「えたいが知れない」というのは、どんなことをあらわすのかわかりますか?

正体がわからないものでは?
ほとんどの人はそのように理解して、「えたいが知れない」という言葉を使っていると思います。

それで正解でしょ?
意味はそれで間違いはないとしても、なぜ正体がわからないものに対して「えたいが知れない」というのでしょうね。

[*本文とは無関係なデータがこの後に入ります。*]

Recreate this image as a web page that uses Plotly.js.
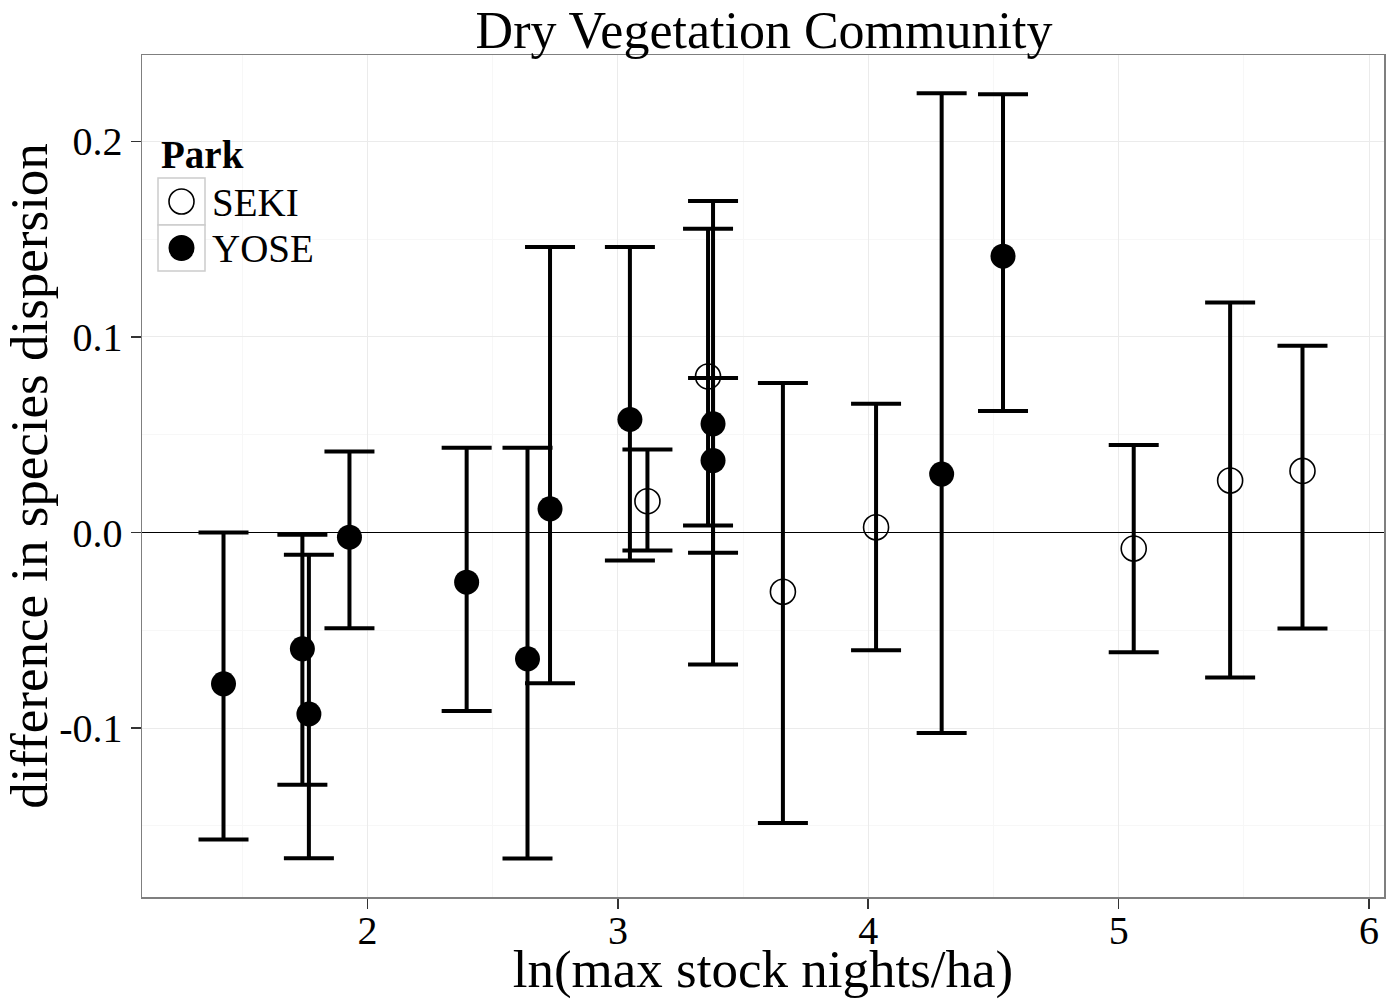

この言葉の本来の意味や語源について、調べてみましょう。
「えたいが知れない」とは
「えたいが知れない」のえたいは漢字では得体と書きます。
この字が使われた意味を探ると、語源にたどり着くのかも知れませんが、その前に得体の意味を調べてみました。
出自、素性を含めたものの正体
新明解国語辞典
このように書かれていました。
出自とは、出どころや生まれのことです。
素性とは生まれ、育ち、血筋、家柄という意味です。
つまり、その人物の素性がわからないことをあらわす言葉が「得体が知れない」なのです。
「えたいが知れない」の語源
「えたいが知れない」の得体の語源は、2つの説が有力だとして伝わっています。
それぞれに言葉の意味につながる説なので、どちらも語源に相応しい気がしますが、ハッキリとは確定されていません。
それぞれの語源の説を見てみましょう。
為体(ていたらく)から転じた
得体は為体(ていたらく)が転じた言葉だという説があります。
為体の音読みは「いたい」または「えてい」です。
為体は、人に対して叱るときに使う言葉になっていますが、そもそもの意味は物事の様子や状態を示す言葉でした。
つまり、得体が知れないとは、為体が不明ということから転じて生まれた言葉ではないかと言われているわけです。
僧侶の衣
得体の語源としてもうひとつ有力だと言われているのが、僧侶の衣です。
得体はもともと衣体と書いていたのが変化して、得体になったという説です。
なぜ得体が知れないという意味の得体の語源が僧侶の衣なのか・・。
これは衣によって宗派や僧の格式が判別できたからです。
しかし、お坊さんが身につけている衣を見ても、宗派や格式がよくわからないこともありました。
それは宗派を破門されたり、修行の途中で逃げ出したような人もいるからです。
そういうお坊さんを見ると、人々は「どこから来たのかわからない」と思ったのではないでしょうか。
そこから、衣体からでは素性がわからなということで「えたいが知れない」というようになったと伝わる説です。
まとめ
「得体」の語源が為体なのか衣体なのか、それはハッキリわかっていません。
ただ、お坊さんの衣が語源というのは、俗説のようなイメージがあるため、一般的には為体の音読みが転じて、そこから「得体が知れない」という言葉になったという説が有力です。